Short Verses About Joy and Thankfulness
Two of the verses in this group are among the shortest in the entire Bible. Do not let their size fool you. They are dense little instructions for a whole way of living.
- 1 Thessalonians 5:16, just two words in most English translations
- 1 Thessalonians 5:17, three words on a life of constant prayer
- Philippians 4:4, joy commanded twice in a single breath
- Psalms 118:24, a morning verse about receiving each day as a gift
- Psalms 136:1, gratitude grounded in a mercy that never runs out
Try saying one of these out loud before breakfast for a week. A short verse repeated each morning can reshape your outlook faster than a long devotional ever will.
Short Verses About God's Love
If you memorize nothing else, memorize something from this group. These verses hold the center of the whole Christian story in a handful of words.
- 1 John 4:19, the order of love in one sentence, with God moving first
- John 11:35, the shortest verse in the English Bible, showing Jesus grieving alongside his friends
- Psalms 34:8, an invitation to experience God's goodness for yourself
- Lamentations 3:25, quiet hope for anyone stuck in a waiting season
- Romans 12:12, three short phrases tying together hope, patience, and prayer
Short Verses for Everyday Life
Not every verse is for a crisis. These five are for ordinary Tuesdays, and over time they may shape your character more than any of the others.

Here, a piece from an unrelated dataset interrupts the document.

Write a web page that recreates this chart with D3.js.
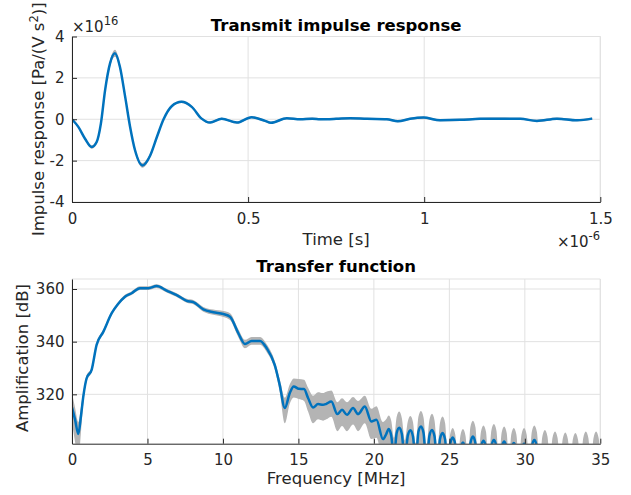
<!DOCTYPE html>
<html>
<head>
<meta charset="utf-8">
<script src="https://cdn.jsdelivr.net/npm/d3@7"></script>
<style>
  html, body { margin: 0; padding: 0; background: #ffffff; }
  svg { display: block; font-family: "DejaVu Sans", sans-serif; }
</style>
</head>
<body>
<svg id="chart" width="631" height="495"></svg>
<script>
// ---------- Top panel: transmit impulse response (values in 1e16 Pa/(V s^2), time in µs) ----------
const timeUs = [0, 0.018, 0.037, 0.056, 0.07, 0.082, 0.094, 0.108, 0.122, 0.136, 0.151, 0.165, 0.179, 0.2, 0.222, 0.241, 0.26, 0.283, 0.311, 0.34, 0.368, 0.392, 0.425, 0.468, 0.51, 0.548, 0.565, 0.61, 0.648, 0.682, 0.705, 0.75, 0.79, 0.837, 0.894, 0.925, 0.96, 0.998, 1.045, 1.102, 1.159, 1.216, 1.273, 1.32, 1.377, 1.434, 1.477];
const impulse = [0, -0.37, -0.94, -1.34, -1.1, -0.21, 1.41, 2.7, 3.19, 2.54, 1.08, -0.37, -1.5, -2.23, -1.75, -0.86, 0, 0.63, 0.84, 0.6, 0.03, -0.16, 0.02, -0.16, 0.1, -0.08, -0.17, 0.05, 0, 0.03, 0, 0.02, 0.05, 0.02, 0, -0.1, 0.02, 0.08, -0.05, -0.03, 0.02, 0.03, 0.02, -0.08, 0.03, -0.05, 0.03];
const impulseSpread = [0.04, 0.05, 0.06, 0.08, 0.08, 0.08, 0.12, 0.15, 0.17, 0.15, 0.12, 0.1, 0.1, 0.12, 0.1, 0.08, 0.06, 0.06, 0.06, 0.06, 0.05, 0.05, 0.05, 0.05, 0.05, 0.05, 0.05, 0.05, 0.05, 0.05, 0.05, 0.05, 0.05, 0.05, 0.05, 0.05, 0.05, 0.05, 0.05, 0.05, 0.05, 0.05, 0.05, 0.05, 0.05, 0.05, 0.05];
const timeTicks = [0, 0.5, 1, 1.5];
const impulseTicks = [-4, -2, 0, 2, 4];

// ---------- Bottom panel: transfer function, 0 - 20.2 MHz ----------
const freqLowMHz = [0.0, 0.2, 0.42, 0.6, 0.75, 0.97, 1.3, 1.63, 2.08, 2.63, 3.05, 3.51, 3.95, 4.5, 5.06, 5.61, 6.27, 6.94, 7.6, 8.04, 8.7, 9.36, 10.03, 10.47, 11.02, 11.46, 11.9, 12.46, 12.9, 13.43, 13.76, 14.1, 14.43, 14.69, 15.02, 15.37, 15.64, 15.97, 16.3, 16.63, 16.85, 17.18, 17.58, 17.89, 18.22, 18.62, 18.95, 19.4, 19.83, 20.17];
const ampLowMean = [315.0, 310.5, 304.9, 312.0, 319.2, 326.1, 329.3, 338.8, 343.8, 350.8, 354.3, 357.1, 358.4, 360.3, 360.3, 361.1, 359.4, 357.7, 355.5, 355.0, 352.3, 351.2, 350.5, 349.5, 343.2, 339.1, 340.3, 340.3, 337.5, 331.2, 323.6, 314.8, 320.5, 323.0, 322.1, 322.0, 318.6, 315.0, 316.3, 316.0, 316.4, 317.3, 312.5, 314.1, 312.2, 314.8, 312.5, 315.4, 309.7, 310.3];
const ampLowMin = [309.0, 302.0, 295.0, 306.0, 316.5, 325.0, 328.5, 338.0, 343.0, 350.1, 353.6, 356.4, 357.7, 359.6, 359.6, 360.4, 358.7, 357.0, 354.8, 354.2, 351.4, 350.2, 349.4, 348.2, 341.7, 337.5, 338.8, 338.8, 336.0, 329.5, 321.0, 309.0, 316.5, 318.8, 318.2, 317.5, 313.5, 309.0, 310.5, 310.0, 310.5, 311.5, 306.0, 308.0, 306.0, 308.5, 306.0, 309.0, 303.0, 303.5];
const ampLowMax = [320.5, 315.0, 309.5, 315.5, 321.0, 327.2, 330.2, 339.6, 344.6, 351.5, 355.0, 357.8, 359.1, 361.0, 361.0, 361.8, 360.1, 358.4, 356.3, 355.8, 353.2, 352.2, 351.6, 350.8, 344.7, 340.7, 341.8, 341.8, 339.0, 332.8, 325.8, 318.7, 323.8, 326.0, 325.8, 325.5, 322.5, 319.5, 320.8, 320.5, 321.0, 321.5, 317.0, 318.5, 317.0, 319.0, 317.5, 319.5, 314.5, 315.5];

// ---------- Bottom panel: 20.6 - 35 MHz (side-lobe region: shoulder, peak, shoulder, null per lobe) ----------
const freqHighMHz = [20.6,
  20.81, 20.98, 21.15, 21.33,  21.51, 21.68, 21.85, 22.05,  22.25, 22.42, 22.59, 22.77,  22.95, 23.12, 23.29, 23.48,
  23.68, 23.85, 24.02, 24.2,   24.38, 24.55, 24.72, 24.88,  25.05, 25.22, 25.39, 25.56,  25.73, 25.9, 26.07, 26.23,
  26.39, 26.56, 26.73, 26.9,   27.09, 27.26, 27.43, 27.6,   27.78, 27.95, 28.12, 28.3,   28.46, 28.63, 28.8, 28.95,
  29.1, 29.27, 29.44, 29.6,    29.78, 29.95, 30.12, 30.3,   30.46, 30.63, 30.8, 30.98,   31.16, 31.33, 31.5, 31.67,
  31.83, 32.0, 32.17, 32.34,   32.51, 32.68, 32.85, 33.02,  33.18, 33.35, 33.52, 33.7,   33.87, 34.04, 34.21, 34.38,
  34.55, 34.72, 34.89, 35.0];
const ampHighMean = [303.0,
  304.8, 306.8, 304.3, 296.0,  305.3, 307.3, 305.0, 295.0,  304.4, 306.4, 304.0, 294.0,  305.8, 307.8, 305.3, 293.0,
  304.3, 306.5, 304.0, 292.0,  303.0, 305.3, 302.8, 291.0,  301.0, 303.6, 301.0, 290.0,  299.0, 301.7, 299.0, 289.0,
  301.3, 304.0, 301.3, 289.0,  299.7, 302.4, 299.7, 289.0,  300.0, 302.7, 300.0, 289.0,  299.4, 302.1, 299.4, 289.0,
  298.8, 301.5, 298.8, 289.0,  298.5, 301.2, 298.5, 289.0,  300.0, 302.7, 300.0, 288.0,  296.8, 299.5, 296.8, 287.0,
  296.3, 299.0, 296.3, 287.0,  295.8, 298.5, 295.8, 287.0,  295.8, 298.5, 295.8, 287.0,  296.3, 299.0, 296.3, 287.0,
  296.3, 299.0, 296.3, 290.0];
const ampHighMin = [295.0,
  295.8, 297.8, 295.3, 284.0,  296.3, 298.3, 296.0, 284.0,  295.4, 297.4, 295.0, 283.0,  296.8, 298.8, 296.3, 283.0,
  295.3, 297.5, 295.0, 282.0,  294.0, 296.3, 293.8, 281.0,  292.0, 294.6, 292.0, 280.0,  290.0, 292.7, 290.0, 280.0,
  292.3, 295.0, 292.3, 280.0,  290.7, 293.4, 290.7, 280.0,  291.0, 293.7, 291.0, 280.0,  290.4, 293.1, 290.4, 280.0,
  289.8, 292.5, 289.8, 280.0,  289.5, 292.2, 289.5, 280.0,  291.0, 293.7, 291.0, 279.0,  287.8, 290.5, 287.8, 278.0,
  287.3, 290.0, 287.3, 278.0,  286.8, 289.5, 286.8, 278.0,  286.8, 289.5, 286.8, 278.0,  287.3, 290.0, 287.3, 278.0,
  287.3, 290.0, 287.3, 280.0];
const ampHighMax = [309.5,
  310.5, 312.0, 310.0, 303.5,  311.5, 313.5, 311.0, 302.5,  309.8, 311.8, 309.5, 301.5,  311.5, 313.7, 311.2, 300.5,
  310.3, 312.6, 310.0, 299.0,  309.2, 311.6, 309.0, 297.0,  304.7, 307.2, 304.7, 295.0,  304.3, 306.8, 304.3, 294.0,
  307.5, 310.0, 307.5, 294.0,  305.7, 308.2, 305.7, 294.0,  306.2, 308.7, 306.2, 294.0,  305.3, 307.8, 305.3, 294.0,
  304.7, 307.2, 304.7, 294.0,  304.7, 307.2, 304.7, 294.0,  305.7, 308.2, 305.7, 294.0,  304.0, 306.5, 304.0, 294.0,
  303.4, 305.9, 303.4, 294.0,  303.0, 305.5, 303.0, 294.0,  302.8, 305.3, 302.8, 294.0,  303.4, 305.9, 303.4, 294.0,
  303.4, 305.9, 303.4, 296.0];
const freqTicks = [0, 5, 10, 15, 20, 25, 30, 35];
const ampTicks = [320, 340, 360];

// ---------- styling ----------
const BLUE = "#0072bd", BAND = "#b4b4b4", AXIS = "#262626", GRID = "#e1e1e1";
const TICK_FS = 15, LABEL_FS = 16.5, TITLE_FS = 16.5;

const svg = d3.select("#chart");
const plotLeft = 72, plotRight = 600.3;

function panel(opts) {
  const g = svg.append("g");
  const x = d3.scaleLinear().domain(opts.xDomain).range([plotLeft, plotRight]);
  const y = d3.scaleLinear().domain(opts.yDomain).range([opts.bottom, opts.top]);

  const clipId = opts.id + "-clip";
  svg.append("clipPath").attr("id", clipId).append("rect")
    .attr("x", plotLeft).attr("y", opts.top).attr("width", plotRight - plotLeft).attr("height", opts.bottom - opts.top);

  // grid
  const grid = g.append("g");
  opts.xTicks.forEach(t => grid.append("line").attr("x1", x(t)).attr("x2", x(t)).attr("y1", opts.top).attr("y2", opts.bottom)
    .attr("stroke", GRID).attr("stroke-width", 1));
  opts.yTicks.forEach(t => grid.append("line").attr("x1", plotLeft).attr("x2", plotRight).attr("y1", y(t)).attr("y2", y(t))
    .attr("stroke", GRID).attr("stroke-width", 1));
  grid.append("line").attr("x1", plotLeft).attr("x2", plotRight).attr("y1", opts.top).attr("y2", opts.top).attr("stroke", GRID);
  grid.append("line").attr("x1", plotRight).attr("x2", plotRight).attr("y1", opts.top).attr("y2", opts.bottom).attr("stroke", GRID);

  const data = opts.xs.map((v, i) => ({x: v, y: opts.ys[i], lo: opts.lo[i], hi: opts.hi[i]}));
  const plot = g.append("g").attr("clip-path", `url(#${clipId})`);
  plot.append("path").datum(data)
    .attr("d", d3.area().x(d => x(d.x)).y0(d => y(d.lo)).y1(d => y(d.hi)).curve(d3.curveMonotoneX))
    .attr("fill", BAND).attr("stroke", "none");
  plot.append("path").datum(data)
    .attr("d", d3.line().x(d => x(d.x)).y(d => y(d.y)).curve(d3.curveMonotoneX))
    .attr("fill", "none").attr("stroke", BLUE).attr("stroke-width", 2.5).attr("stroke-linejoin", "round");

  // axes
  const xa = g.append("g").attr("transform", `translate(0,${opts.bottom})`)
    .call(d3.axisBottom(x).tickValues(opts.xTicks).tickFormat(opts.xFmt).tickSize(-5).tickSizeOuter(0).tickPadding(11));
  const ya = g.append("g").attr("transform", `translate(${plotLeft},0)`)
    .call(d3.axisLeft(y).tickValues(opts.yTicks).tickFormat(opts.yFmt).tickSize(-5).tickSizeOuter(0).tickPadding(7.5));
  [xa, ya].forEach(a => {
    a.select(".domain").attr("stroke", AXIS).attr("stroke-width", 1);
    a.selectAll(".tick line").attr("stroke", AXIS);
    a.selectAll(".tick text").attr("fill", AXIS).style("font-size", TICK_FS + "px").style("font-family", "DejaVu Sans");
  });

  // title
  svg.append("text").attr("x", (plotLeft + plotRight) / 2).attr("y", opts.titleY).attr("text-anchor", "middle")
    .attr("fill", "#000").style("font-size", TITLE_FS + "px").style("font-weight", "bold").text(opts.title);
  // x label
  svg.append("text").attr("x", (plotLeft + plotRight) / 2).attr("y", opts.xLabelY).attr("text-anchor", "middle")
    .attr("fill", AXIS).style("font-size", LABEL_FS + "px").text(opts.xLabel);
  return {x, y};
}

panel({
  id: "toppanel", xDomain: [0, 1.5], yDomain: [-4, 4], top: 36.5, bottom: 202,
  xs: timeUs, ys: impulse,
  lo: impulse.map((v, i) => v - impulseSpread[i]), hi: impulse.map((v, i) => v + impulseSpread[i]),
  xTicks: timeTicks, yTicks: impulseTicks,
  xFmt: d => String(d), yFmt: d => (d < 0 ? "-" + Math.abs(d) : String(d)),
  title: "Transmit impulse response", titleY: 31,
  xLabel: "Time [s]", xLabelY: 244.5
});

panel({
  id: "botpanel", xDomain: [0, 35], yDomain: [301.25, 363.8], top: 279, bottom: 443.7,
  xs: freqLowMHz.concat(freqHighMHz), ys: ampLowMean.concat(ampHighMean),
  lo: ampLowMin.concat(ampHighMin), hi: ampLowMax.concat(ampHighMax),
  xTicks: freqTicks, yTicks: ampTicks,
  xFmt: d => String(d), yFmt: d => String(d),
  title: "Transfer function", titleY: 272,
  xLabel: "Frequency [MHz]", xLabelY: 484
});

// y labels
const yl1 = svg.append("text").attr("transform", "translate(43.5,119.25) rotate(-90)").attr("text-anchor", "middle")
  .attr("fill", AXIS).style("font-size", LABEL_FS + "px");
yl1.append("tspan").text("Impulse response [Pa/(V s");
yl1.append("tspan").attr("dy", -6).style("font-size", "11.5px").text("2");
yl1.append("tspan").attr("dy", 6).text(")]");

svg.append("text").attr("transform", "translate(27.5,358) rotate(-90)").attr("text-anchor", "middle")
  .attr("fill", AXIS).style("font-size", LABEL_FS + "px").text("Amplification [dB]");

// exponent labels
const e1 = svg.append("text").attr("x", 72).attr("y", 32.3).attr("fill", AXIS).style("font-size", TICK_FS + "px");
e1.append("tspan").text("\u00d710");
e1.append("tspan").attr("dy", -7).style("font-size", "11.5px").text("16");

const e2 = svg.append("text").attr("x", 600).attr("y", 247).attr("text-anchor", "end").attr("fill", AXIS).style("font-size", TICK_FS + "px");
e2.append("tspan").text("\u00d710");
e2.append("tspan").attr("dy", -7).style("font-size", "11.5px").text("-6");
</script>
</body>
</html>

- 1 Corinthians 16:14, a one-line filter for everything you do
- Luke 6:31, the golden rule as Jesus taught it
- Psalms 119:105, Scripture described as light for the next step
- James 4:8, a promise about what happens when you draw near to God
- Proverbs 17:17, one line on what real friendship looks like
Three Simple Techniques That Make Verses Stick
You now have 25 options. Here is how to move a few of them off the page and into permanent memory. None of these methods require an app, a course, or more than five minutes a day.
Spaced repetition. Say the verse out loud several times on day one. Then review it once on day two, day four, day seven, and day fourteen.
Each widening gap forces your brain to work slightly harder to retrieve the words, and that small effort is exactly what locks them in. A sticky note on the bathroom mirror and a rough schedule are all the equipment you need.
It also helps to tie your review to a daily anchor you already have. Reading a verse of the day each morning works well, and you can run through your memory verse right after it.
The first-letter method. Write out only the first letter of each word in your verse on a small card, along with the reference. A ten-word verse becomes a string of ten letters.
When you practice, look at the letters and try to say the full verse. The letters give you just enough of a prompt to succeed without giving the answer away. This is the fastest way to move from recognizing a verse to truly recalling it.
Writing by hand. Copy the verse out on paper, slowly, once or twice a day for the first few days. Typing does not work nearly as well.
Handwriting slows you down enough to notice every word, and it recruits motor memory alongside verbal memory. Many people find a verse is nearly memorized by the third or fourth time they write it, before formal review has even started.
The three methods stack neatly. Write the verse by hand on day one, make your first-letter card, then run that card through your spaced repetition schedule for two weeks.
Start With One Verse This Week
Do not try to memorize all 25. Pick one. Choose the theme that matches your life right now, then pick the verse in that group that grabbed you first.
Learn it today with the handwriting method. Review it tomorrow with your first-letter card. By next week it will be yours, and you can pick a second.
If nothing on this list jumped out at you, try a few spins on our free random Bible verse tool until something lands. Some of the best memory verses are the ones that find you when you were not looking for them.
One short verse, truly known, will carry you further than a hundred verses skimmed. Start small. Start today.